La majorité politique qui se dégage en Europe ne nous aide guère à faire avancer les causes qui sont les nôtres et nous devons le plus souvent nous contenter de compromis boiteux, dans le carcan d’institutions européennes cadenassées par le conformisme. Mais chaque combat est important. Chaque amendement compte. Chaque rapport allant dans notre sens nous offre de nouveaux arguments et de nouvelles opportunités de convaincre. Écrivant ceci, je ne me fais pas le défenseur de la politique des petits pas : nous avons besoin d’avancer à vive allure vers une refonte globale de notre appréhension de l’économie, de notre rapport au vivant, de nos modes de production et de consommation.

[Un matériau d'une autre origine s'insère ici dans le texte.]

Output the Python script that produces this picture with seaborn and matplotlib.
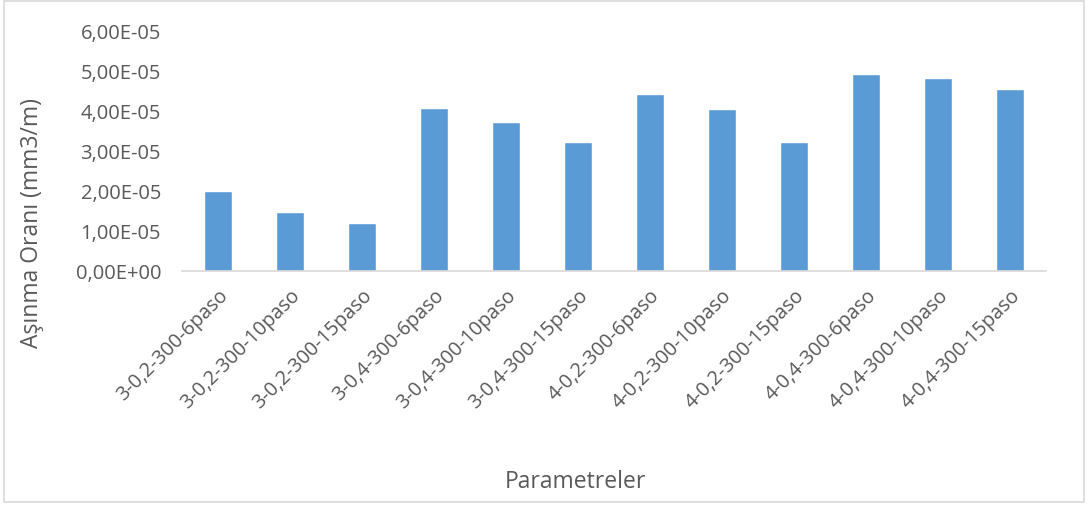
import seaborn as sns
import matplotlib.pyplot as plt, numpy as np
import pandas as pd
from matplotlib.ticker import FuncFormatter
from matplotlib.patches import Rectangle

parametreler = ['3-0,2-300-6paso', '3-0,2-300-10paso', '3-0,2-300-15paso',
                '3-0,4-300-6paso', '3-0,4-300-10paso', '3-0,4-300-15paso',
                '4-0,2-300-6paso', '4-0,2-300-10paso', '4-0,2-300-15paso',
                '4-0,4-300-6paso', '4-0,4-300-10paso', '4-0,4-300-15paso']
asinma = [1.98e-05, 1.46e-05, 1.20e-05, 4.05e-05, 3.70e-05, 3.22e-05,
          4.41e-05, 4.03e-05, 3.22e-05, 4.90e-05, 4.81e-05, 4.54e-05]

df = pd.DataFrame({'param': parametreler, 'oran': asinma})

sns.set_style('white')
plt.rcParams['font.family'] = ['Open Sans', 'DejaVu Sans']
txt = '#595959'

fig = plt.figure(figsize=(10.89, 5.06), dpi=100)
ax = fig.add_axes([0.167, 0.4625, 0.7935, 0.4762])
sns.barplot(data=df, x='param', y='oran', color='#5B9BD5', width=0.39,
            saturation=1, ax=ax)

ax.set_ylim(0, 6e-05)
ax.set_yticks(np.arange(0, 6.01e-05, 1e-05))
ax.yaxis.set_major_formatter(FuncFormatter(
    lambda v, p: ('%.2E' % v).replace('.', ',')))
ax.tick_params(axis='y', length=0, pad=15, labelsize=14.5, labelcolor=txt)
ax.tick_params(axis='x', length=0, pad=10, labelsize=14.3, labelcolor=txt)
for lbl in ax.get_xticklabels():
    lbl.set_rotation(45)
    lbl.set_ha('right')
    lbl.set_rotation_mode('anchor')

sns.despine(ax=ax, left=True)
ax.spines['bottom'].set_color('#D9D9D9')
ax.spines['bottom'].set_linewidth(1.2)

ax.set_xlabel('Parametreler', fontsize=16.5, color=txt)
ax.set_ylabel('Aşınma Oranı (mm3/m)', fontsize=16.5, color=txt)
ax.xaxis.set_label_coords(0.456, -0.82)
ax.yaxis.set_label_coords(-0.159, 0.203)

fig.patches.append(Rectangle((0.004, 0.006), 0.991, 0.99, transform=fig.transFigure,
                             fill=False, edgecolor='#D9D9D9', linewidth=1.2))

fig.savefig('out.png', dpi=100)
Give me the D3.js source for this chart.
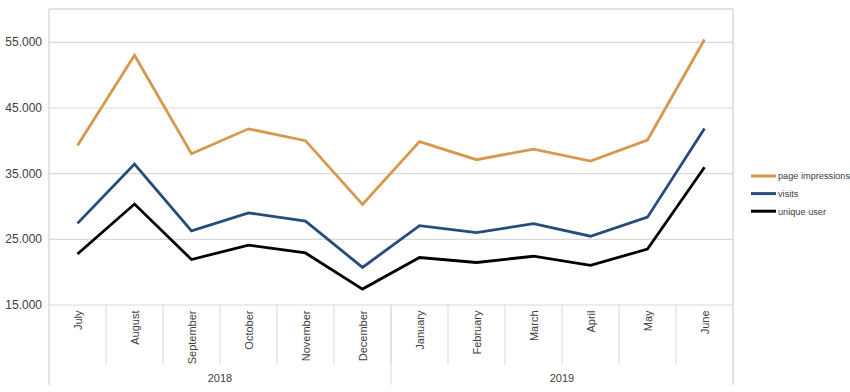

Mais comprenons bien ce qui se joue aujourd’hui : le débat n’oppose pas l’immobilisme et le mouvement, mais bel et bien des forces contraires qui tirent dans des directions opposées. Tout le débat sur les plans de relance illustre bien la tentation post-covid de repartir de plus belle dans la recherche désespérée de la croissance alors que la situation demanderait de décélérer et de bifurquer vers un autre modèle. C’est vrai à l’échelle européenne, comme à l’échelle nationale.
La complication en France, est que le clivage droite gauche qui a structuré la vie politique française depuis tant de décennies ne suffit pas à structurer la nouvelle carte des affrontements en cours. Comme s’ajoutent en plus les tiraillements identitaires du pays qui ressemble de plus en plus à une cocotte-minute, la question écologique a du mal à émerger comme étant la question clef.
C’est ici que j’en reviens au rapport du GIEC : la côte d’alerte est dépassée et l’ampleur des changements à engager est telle que le vertige peut nous saisir. Mais loin de demeurer tétanisés, nous devons construire les outils du sursaut. Notre génie ne peut plus être mis au service de notre destruction mais bel et bien au service de la préservation de notre espèce, et donc également de toutes les autres. Encore faut-il le comprendre.
Nous autres écologistes avons donc un devoir d’élucidation du monde. Nous ne sommes pas là pour donner des leçons mais pour trouver les arguments qui permettent à chacune et chacun d’être frappé en son for intérieur par l’évidence écologique. Parfois nous sommes incapables de faire autre chose que ressasser nos propres discours, et parfois, l’intuition nous permet de toucher la raison ou la sensibilité de nos contemporains. C’est un travail qui ne connait pas de répit. Une cause qui ne supporte pas le dépit.
Savez-vous ce que René Char appelait « la blessure la plus rapprochée du soleil » ? La lucidité. C’est elle qui doit guider nos pas jusque dans les bureaux de vote dimanche, et éclairer notre chemin dans les mois qui viennent.